O'Kane said the Irish Daily Star was reproducing the images as published in Closer on Friday rather than buying them itself directly. The pictures are not being published in the Northern Ireland edition.

The publication of the photos in the French Closer magazine, owned by the same parent company as Chi, the Mondadori Group, sparked an angry response from the royal couple and palace officials.

William and Catherine were said to be "hugely saddened" by what palace officials called a "grotesque" invasion of privacy while they were on a private vacation.

The latest controversy comes only three weeks after the British royal family was caught up in a media furor over images of William's younger brother, Prince Harry, partying naked in his Las Vegas hotel room with a group of girls.

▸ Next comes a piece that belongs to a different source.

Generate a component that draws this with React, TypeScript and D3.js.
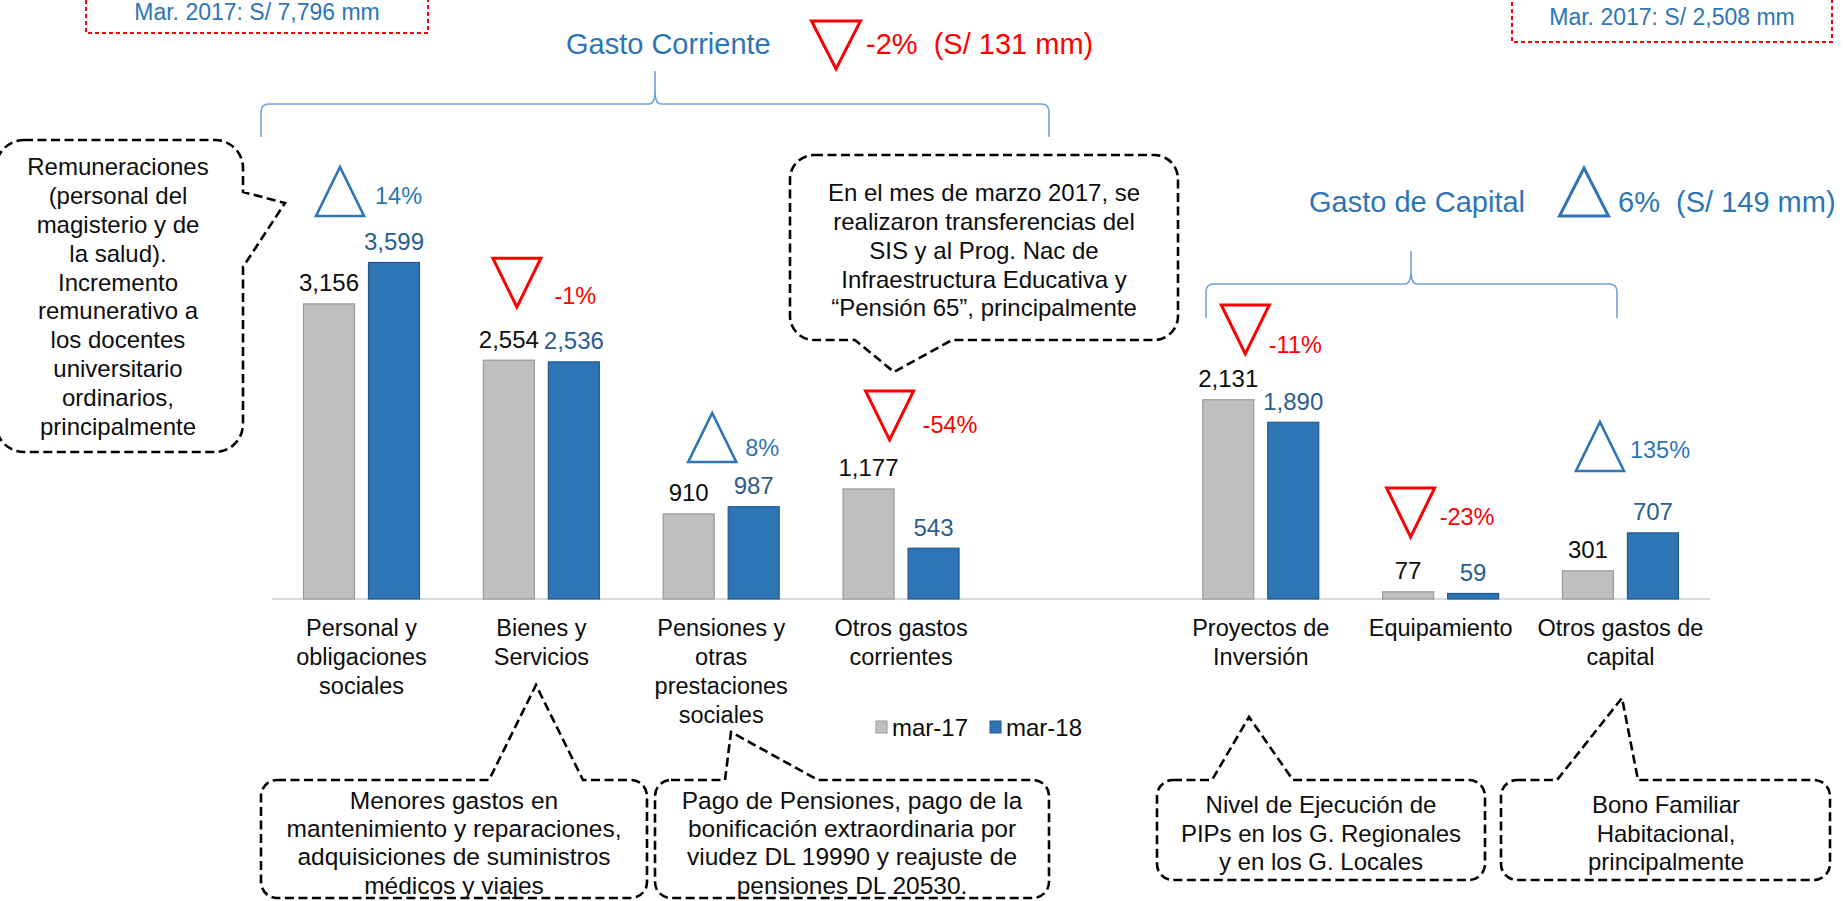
import React from "react";
import * as d3 from "d3";

// ---------- DATA ----------
const categories = [
  "Personal y obligaciones sociales",
  "Bienes y Servicios",
  "Pensiones y otras prestaciones sociales",
  "Otros gastos corrientes",
  "Proyectos de Inversión",
  "Equipamiento",
  "Otros gastos de capital",
];
const categoryLines = [
  ["Personal y", "obligaciones", "sociales"],
  ["Bienes y", "Servicios"],
  ["Pensiones y", "otras", "prestaciones", "sociales"],
  ["Otros gastos", "corrientes"],
  ["Proyectos de", "Inversión"],
  ["Equipamiento"],
  ["Otros gastos de", "capital"],
];
const series = ["mar-17", "mar-18"];
const mar17 = [3156, 2554, 910, 1177, 2131, 77, 301];
const mar18 = [3599, 2536, 987, 543, 1890, 59, 707];
const changePct = [14, -1, 8, -54, -11, -23, 135];

const groupTitles = ["Gasto Corriente", "Gasto de Capital"];
const groupChangePct = [-2, 6];
const groupChangeAmt = ["S/ 131 mm", "S/ 149 mm"];
const groupBase = ["Mar. 2017: S/ 7,796 mm", "Mar. 2017: S/ 2,508 mm"];

const calloutTexts = [
  ["Remuneraciones", "(personal del", "magisterio y de", "la salud).", "Incremento", "remunerativo a", "los docentes", "universitario", "ordinarios,", "principalmente"],
  ["En el mes de marzo 2017, se", "realizaron transferencias del", "SIS y al Prog. Nac de", "Infraestructura Educativa y", "\u201CPensión 65\u201D, principalmente"],
  ["Menores gastos en", "mantenimiento y reparaciones,", "adquisiciones de suministros", "médicos y viajes"],
  ["Pago de Pensiones, pago de la", "bonificación extraordinaria por", "viudez DL 19990 y reajuste de", "pensiones DL 20530."],
  ["Nivel de Ejecución de", "PIPs en los G. Regionales", "y en los G. Locales"],
  ["Bono Familiar", "Habitacional,", "principalmente"],
];

// ---------- LAYOUT / STYLE ----------
const W = 1845;
const H = 901;
const FONT = "'Liberation Sans', Arial, Helvetica, sans-serif";
const GRAY = "#BFBFBF";
const GRAY_STROKE = "#9A9A9A";
const BLUE = "#2E75B6";
const BLUE_STROKE = "#22598C";
const BLUE_LABEL = "#2A5D8F";
const BRACE = "#6FA2D8";
const RED = "#FF0000";

// annotation offsets (triangle/percent) per category
const annotLayout = [
  { dx: -21.5, gap: 46.5, tdx: 13.5, tdy: -20 },
  { dx: -24.5, gap: 53, tdx: 13, tdy: -11 },
  { dx: -9, gap: 44.7, tdx: 24, tdy: -14 },
  { dx: -11.5, gap: 49, tdx: 21.5, tdy: -15 },
  { dx: -15.5, gap: 45.8, tdx: 8, tdy: -9 },
  { dx: -30, gap: 54.8, tdx: -1, tdy: -20 },
  { dx: -20.5, gap: 61.9, tdx: 9.5, tdy: -21 },
];

const calloutLayout = [
  { x0: -4, y0: 140, x1: 243, y1: 452, r: 28, side: "right", a: 192, b: 267, tx: 285, ty: 203, cx: 118, cy: 167, lh: 28.8, fs: 24 },
  { x0: 790, y0: 155, x1: 1178, y1: 340, r: 24, side: "bottom", a: 855, b: 952, tx: 894, ty: 372, cx: 984, cy: 193, lh: 28.7, fs: 24 },
  { x0: 261, y0: 780, x1: 647, y1: 898, r: 16, side: "top", a: 489, b: 583, tx: 536, ty: 685, cx: 454, cy: 800, lh: 28.4, fs: 24.5 },
  { x0: 655, y0: 780, x1: 1049, y1: 898, r: 16, side: "top", a: 725, b: 818, tx: 731, ty: 732, cx: 852, cy: 800, lh: 28.4, fs: 24.5 },
  { x0: 1157, y0: 780, x1: 1485, y1: 880, r: 16, side: "top", a: 1212, b: 1293, tx: 1249, ty: 717, cx: 1321, cy: 805, lh: 28.5, fs: 24 },
  { x0: 1501, y0: 780, x1: 1830, y1: 880, r: 16, side: "top", a: 1557, b: 1638, tx: 1622, ty: 698, cx: 1666, cy: 805, lh: 28.5, fs: 24 },
];

function calloutPath(c: any) {
  const { x0, y0, x1, y1, r } = c;
  let d = `M${x0 + r},${y0}`;
  if (c.side === "top") d += `L${c.a},${y0}L${c.tx},${c.ty}L${c.b},${y0}`;
  d += `L${x1 - r},${y0}A${r},${r} 0 0 1 ${x1},${y0 + r}`;
  if (c.side === "right") d += `L${x1},${c.a}L${c.tx},${c.ty}L${x1},${c.b}`;
  d += `L${x1},${y1 - r}A${r},${r} 0 0 1 ${x1 - r},${y1}`;
  if (c.side === "bottom") d += `L${c.b},${y1}L${c.tx},${c.ty}L${c.a},${y1}`;
  d += `L${x0 + r},${y1}A${r},${r} 0 0 1 ${x0},${y1 - r}L${x0},${y0 + r}A${r},${r} 0 0 1 ${x0 + r},${y0}Z`;
  return d;
}

function bracePath(x0: number, x1: number, tip: number, yTop: number, yH: number, yEnd: number) {
  const r = 8;
  const k = 6;
  return (
    `M${x0},${yEnd}L${x0},${yH + r}Q${x0},${yH} ${x0 + r},${yH}` +
    `L${tip - k},${yH}Q${tip},${yH} ${tip},${yH - 14}L${tip},${yTop}` +
    `M${tip},${yH - 14}Q${tip},${yH} ${tip + k},${yH}` +
    `L${x1 - r},${yH}Q${x1},${yH} ${x1},${yH + r}L${x1},${yEnd}`
  );
}

function triPath(cx: number, top: number, w: number, h: number, up: boolean) {
  if (up) return `M${cx},${top}L${cx + w / 2},${top + h}L${cx - w / 2},${top + h}Z`;
  return `M${cx - w / 2},${top}L${cx + w / 2},${top}L${cx},${top + h}Z`;
}

const fmt = d3.format(",");

export default function App() {
  const domain = [...categories.slice(0, 4), "__gap__", ...categories.slice(4)];
  const x = d3.scaleBand<string>().domain(domain).range([271.6, 1710.4]).paddingInner(0).paddingOuter(0);
  const x1 = d3.scaleBand<string>().domain(series).range([31.4, 148.4]).paddingInner(0.2);
  const y = d3.scaleLinear().domain([0, 4000]).range([599, 225]);
  const baseY = y(0);
  const values = [mar17, mar18];

  const titleLayout = [
    { tx: 566, ty: 44, triCx: 836, triTop: 21, triH: 48, textX: 866, up: false },
    { tx: 1309, ty: 202, triCx: 1584, triTop: 168, triH: 48, textX: 1618, up: true },
  ];
  const baseBoxes = [
    { x: 86, y: -10, w: 342, h: 43, cy: 12 },
    { x: 1512, y: -10, w: 320, h: 52, cy: 17 },
  ];

  return (
    <svg width={W} height={H} style={{ position: "absolute", left: 0, top: 0, background: "#fff" }} fontFamily={FONT}>
      <rect x={0} y={0} width={W} height={H} fill="#fff" />

      {/* baseline */}
      <line x1={x.range()[0]} x2={x.range()[1]} y1={baseY} y2={baseY} stroke="#D9D9D9" strokeWidth={2} />

      {/* bars */}
      {categories.map((c, i) => (
        <g key={c} transform={`translate(${x(c)},0)`}>
          {series.map((s, j) => {
            const v = values[j][i];
            return (
              <rect
                key={s}
                x={x1(s)! + 0.5}
                y={y(v)}
                width={x1.bandwidth() - 1}
                height={baseY - y(v)}
                fill={j === 0 ? GRAY : BLUE}
                stroke={j === 0 ? GRAY_STROKE : BLUE_STROKE}
                strokeWidth={1.2}
              />
            );
          })}
          {series.map((s, j) => {
            const v = values[j][i];
            return (
              <text
                key={s + "l"}
                x={x1(s)! + x1.bandwidth() / 2}
                y={y(v) - 12.5}
                textAnchor="middle"
                fontSize={24}
                fill={j === 0 ? "#0D0D0D" : BLUE_LABEL}
              >
                {fmt(v)}
              </text>
            );
          })}
        </g>
      ))}

      {/* category labels */}
      {categories.map((c, i) => (
        <text key={c + "cat"} x={x(c)! + x.bandwidth() / 2} textAnchor="middle" fontSize={23.5} fill="#0D0D0D">
          {categoryLines[i].map((ln, k) => (
            <tspan key={k} x={x(c)! + x.bandwidth() / 2} y={628 + k * 29 + 8.3}>
              {ln}
            </tspan>
          ))}
        </text>
      ))}

      {/* change triangles */}
      {categories.map((c, i) => {
        const L = annotLayout[i];
        const cx = x(c)! + x.bandwidth() / 2;
        const top = Math.min(y(mar17[i]), y(mar18[i]));
        const triBottom = top - L.gap;
        const triH = 49;
        const up = changePct[i] >= 0;
        const col = up ? BLUE : RED;
        return (
          <g key={c + "tri"}>
            <path d={triPath(cx + L.dx, triBottom - triH, 48, triH, up)} fill="none" stroke={col} strokeWidth={up ? 2.6 : 3} strokeLinejoin="miter" />
            <text x={cx + L.tdx} y={triBottom + L.tdy + 8.2} fontSize={23.5} fill={col}>
              {`${changePct[i]}%`}
            </text>
          </g>
        );
      })}

      {/* group braces */}
      <path d={bracePath(261, 1049, 655, 71, 104, 137)} fill="none" stroke={BRACE} strokeWidth={1.6} />
      <path d={bracePath(1206, 1617, 1411, 251, 284, 318)} fill="none" stroke={BRACE} strokeWidth={1.6} />

      {/* group titles */}
      {groupTitles.map((t, i) => {
        const L = titleLayout[i];
        const up = groupChangePct[i] >= 0;
        const col = up ? BLUE : RED;
        return (
          <g key={t}>
            <text x={L.tx} y={L.ty + 10.3} fontSize={29} fill={BLUE}>
              {t}
            </text>
            <path d={triPath(L.triCx, L.triTop, 49, L.triH, up)} fill="none" stroke={col} strokeWidth={3} />
            <text x={L.textX} y={L.ty + 10.3} fontSize={29} fill={col} style={{ whiteSpace: "pre" }}>
              {`${groupChangePct[i]}%  (${groupChangeAmt[i]})`}
            </text>
          </g>
        );
      })}

      {/* base boxes */}
      {groupBase.map((t, i) => {
        const b = baseBoxes[i];
        return (
          <g key={t}>
            <rect x={b.x} y={b.y} width={b.w} height={b.h} fill="none" stroke={RED} strokeWidth={2} strokeDasharray="4 3" />
            <text x={b.x + b.w / 2} y={b.cy + 8} textAnchor="middle" fontSize={23} fill={BLUE}>
              {t}
            </text>
          </g>
        );
      })}

      {/* callouts */}
      {calloutLayout.map((c, i) => (
        <g key={"co" + i}>
          <path d={calloutPath(c)} fill="#fff" stroke="#000" strokeWidth={2.6} strokeDasharray="9 4.5" />
          <text textAnchor="middle" fontSize={c.fs} fill="#0D0D0D">
            {calloutTexts[i].map((ln, k) => (
              <tspan key={k} x={c.cx} y={c.cy + k * c.lh + c.fs * 0.35}>
                {ln}
              </tspan>
            ))}
          </text>
        </g>
      ))}

      {/* legend */}
      {series.map((s, j) => {
        const lx = [876, 990][j];
        return (
          <g key={s + "leg"}>
            <rect x={lx} y={721} width={11} height={12} fill={j === 0 ? GRAY : BLUE} stroke={j === 0 ? GRAY_STROKE : BLUE_STROKE} strokeWidth={1} />
            <text x={lx + 16} y={735.5} fontSize={24} fill="#0D0D0D">
              {s}
            </text>
          </g>
        );
      })}
    </svg>
  );
}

In a sign of how divisive the issue of royal privacy has become, a co-owner of the Irish Daily Star, media group Northern & Shell, said it in no way backed the newspaper's decision to run the pictures of Catherine.

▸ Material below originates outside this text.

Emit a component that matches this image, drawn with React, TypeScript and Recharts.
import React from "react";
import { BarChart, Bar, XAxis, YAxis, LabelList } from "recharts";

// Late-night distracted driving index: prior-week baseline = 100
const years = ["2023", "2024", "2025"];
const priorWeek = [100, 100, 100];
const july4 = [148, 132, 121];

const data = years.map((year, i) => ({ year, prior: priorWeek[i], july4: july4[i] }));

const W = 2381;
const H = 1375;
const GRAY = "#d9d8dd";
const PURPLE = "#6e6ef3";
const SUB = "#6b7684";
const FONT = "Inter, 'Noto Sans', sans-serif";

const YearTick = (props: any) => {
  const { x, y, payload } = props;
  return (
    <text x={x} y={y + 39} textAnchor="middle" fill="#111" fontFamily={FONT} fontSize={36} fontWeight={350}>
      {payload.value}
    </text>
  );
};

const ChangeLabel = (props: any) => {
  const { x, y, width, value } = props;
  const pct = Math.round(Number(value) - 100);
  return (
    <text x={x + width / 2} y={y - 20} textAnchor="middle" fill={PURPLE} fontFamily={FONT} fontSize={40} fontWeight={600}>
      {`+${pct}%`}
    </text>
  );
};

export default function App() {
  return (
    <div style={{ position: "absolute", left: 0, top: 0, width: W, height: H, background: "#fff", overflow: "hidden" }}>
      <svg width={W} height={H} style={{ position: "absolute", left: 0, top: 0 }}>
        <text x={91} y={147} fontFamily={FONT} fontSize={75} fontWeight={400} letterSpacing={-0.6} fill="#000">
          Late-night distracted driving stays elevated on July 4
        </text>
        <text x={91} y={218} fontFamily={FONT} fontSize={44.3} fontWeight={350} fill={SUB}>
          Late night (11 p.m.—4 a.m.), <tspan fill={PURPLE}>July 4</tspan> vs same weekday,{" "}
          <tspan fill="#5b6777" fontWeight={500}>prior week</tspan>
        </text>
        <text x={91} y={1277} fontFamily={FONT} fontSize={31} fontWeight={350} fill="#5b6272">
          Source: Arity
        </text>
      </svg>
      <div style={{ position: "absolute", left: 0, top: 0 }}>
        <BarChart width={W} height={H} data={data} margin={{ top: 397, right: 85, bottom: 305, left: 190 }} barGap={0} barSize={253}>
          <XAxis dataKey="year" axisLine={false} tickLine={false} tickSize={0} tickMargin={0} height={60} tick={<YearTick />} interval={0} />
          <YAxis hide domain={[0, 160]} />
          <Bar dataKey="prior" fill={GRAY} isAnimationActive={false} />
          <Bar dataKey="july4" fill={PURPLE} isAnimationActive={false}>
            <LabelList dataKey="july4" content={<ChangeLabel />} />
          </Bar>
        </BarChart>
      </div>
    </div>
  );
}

In a statement, the company -- which runs the Irish Daily Star in a joint venture with Independent News & Media, but does not exert editorial control over it -- said it was "profoundly dismayed" by the move.

"We abhor the decision of the Irish Daily Star to publish these intrusive pictures of the Duke and Duchess of Cambridge, which we, like St James's Palace, believe to be a grotesque invasion of their privacy," Northern & Shell's communications director Mimi Turner said.

Northern & Shell also owns the Daily Express and the Daily Star, among other British publications, which have not run the pictures of Catherine, nor of Prince Harry.

William, who is second in line to the throne, and his wife are on an official tour of southeast Asian nations. They were in Borneo Saturday, where they escaped from the outside world on a rainforest trek.

They will travel on to the Solomon Islands Sunday on the next leg of a tour that has been overshadowed by the furor over the photographs.

Catherine was "upset" with Closer magazine, a palace source told CNN.

Mondadori told CNN it plans to run 26 pages of photographs of William and Kate on vacation in an "extraordinary" special edition to go on sale in Italy on Monday.

Chi's front cover will also feature three revealing pictures of Catherine, according to a copy of the page and statement sent by Mondadori spokeswoman Carmen Mugione via e-mail.

"It is a story worth publishing in an extraordinary edition because it shows in a natural light the everyday life of a very famous contemporary young couple in love," Chi's editor-in-chief, Alfonso Signorini, is quoted as saying in the statement.

"The fact that they happen to be the future king and queen of England certainly makes it more interesting and current, and in line with today's concept of monarchy."

A St. James's Palace spokeswoman said: "We will not be commenting on potential legal action concerning the alleged intended publication of the photos in Italy save to say that all proportionate responses will be kept under review.

"Any such publication would serve no purpose other than to cause further, entirely unjustifiable upset to the Duke and Duchess of Cambridge, who were enjoying time alone together in the privacy of a relative's home."

The palace confirmed Friday that legal proceedings for breach of privacy had been launched in France by the couple against the publishers of Closer in France.

According to Mondadori's website, Closer has an average weekly circulation of about 414,000, while Chi sells more than 340,000 copies a week. Marina Berlusconi, daughter of former Italian Prime Minister Silvio Berlusconi, has been chairwoman of the media group since 2003.